2. Delays and Increased Probate Costs


Probate for intestate estates can take longer and cost more than for estates with a will. The court must strictly follow the intestate succession laws, which can complicate the process if there are multiple heirs or disputes over the division of assets. Additionally, probate fees and court costs can diminish the overall value of the estate.

3. Family Conflicts


When no will is in place, family members may disagree over the distribution of assets, the appointment of an administrator, or the rightful heirs. These disputes can escalate into lengthy and emotionally draining legal battles, further delaying the probate process and adding to the stress of an already difficult time.

4. No Guardianship for Minor Children


One of the most critical aspects of having a will is the ability to name a guardian for any minor children. If a decedent dies intestate, the court will decide who will take care of their children, which may not align with the decedent’s wishes. Family members may also disagree over who should serve as the guardian, leading to further conflicts and legal challenges.

The Importance of Creating a Will in California


Given the risks and challenges of dying intestate, creating a will is the most effective way to ensure that your estate is distributed according to your wishes and that your loved ones are cared for.

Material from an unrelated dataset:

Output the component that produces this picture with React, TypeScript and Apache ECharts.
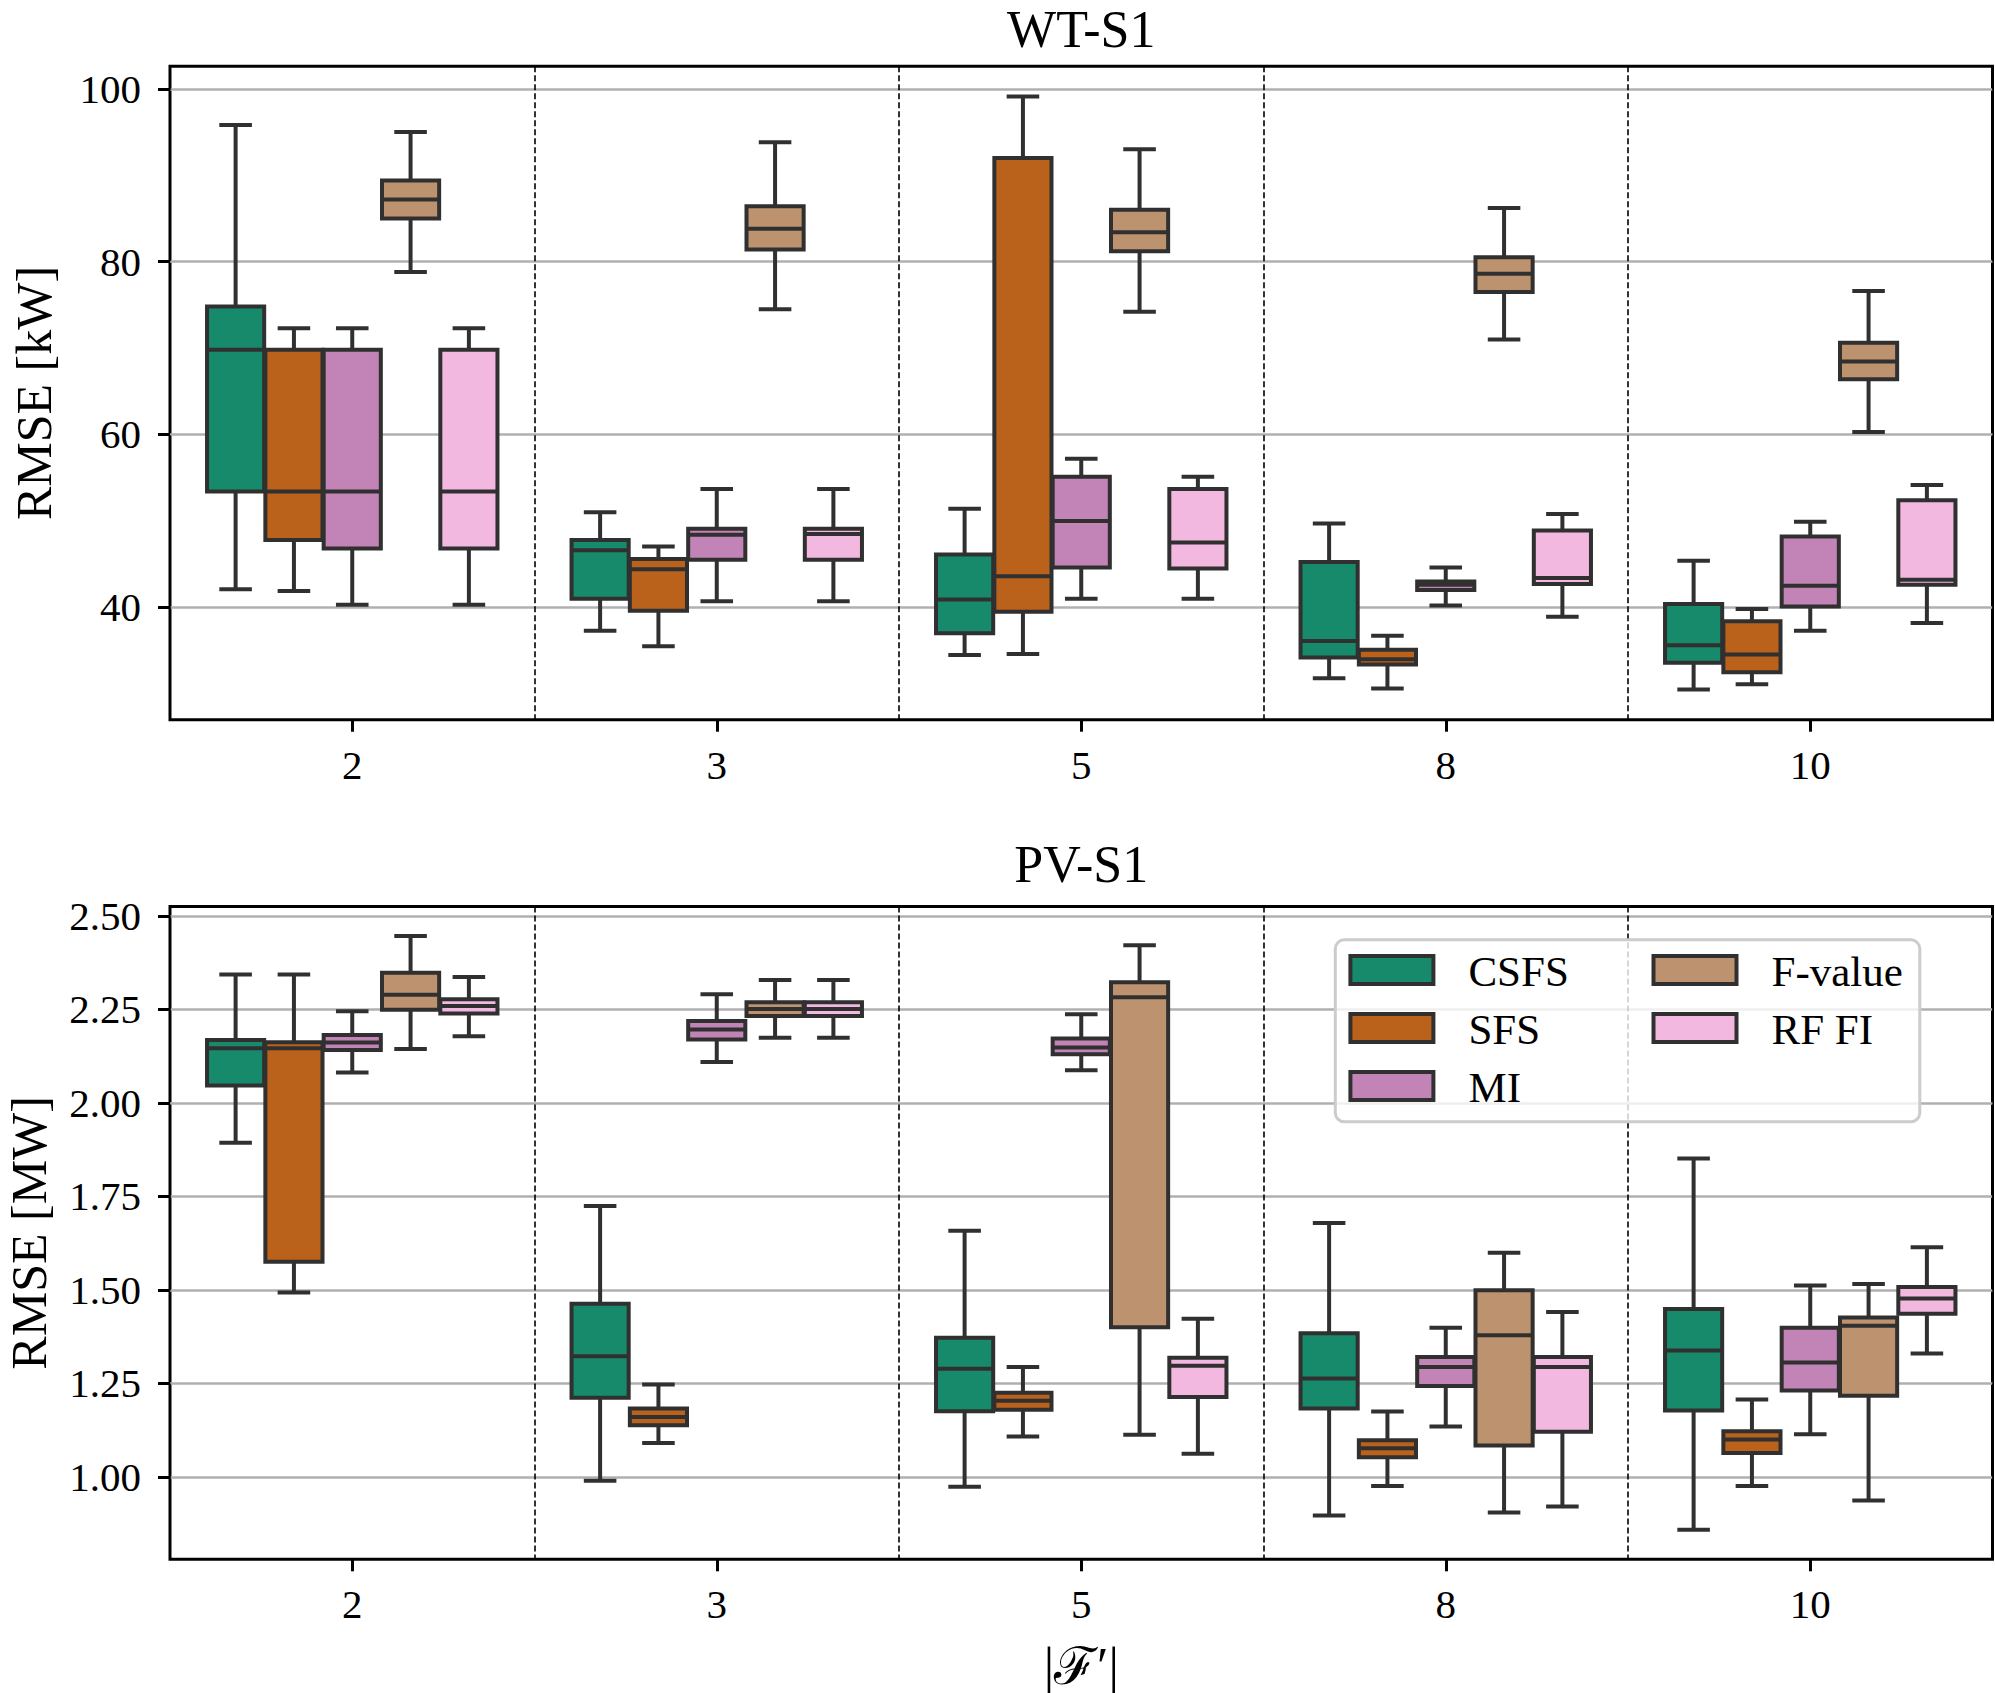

A will allows you to:

  • Control who inherits your assets: A will enables you to specify exactly who will receive your property, including friends, charities, and organizations that may not be included under California's intestate succession laws.

  • Appoint an executor: In a will, you can name an executor who will manage your estate and ensure that your wishes are carried out. This reduces the likelihood of disputes and delays during the probate process.

  • Name a guardian for your children: If you have minor children, a will allows you to designate a guardian who will take care of them in the event of your death.

  • Minimize probate costs and delays: While probate may still be necessary, having a will can streamline the process and reduce the legal fees and court costs associated with administering your estate.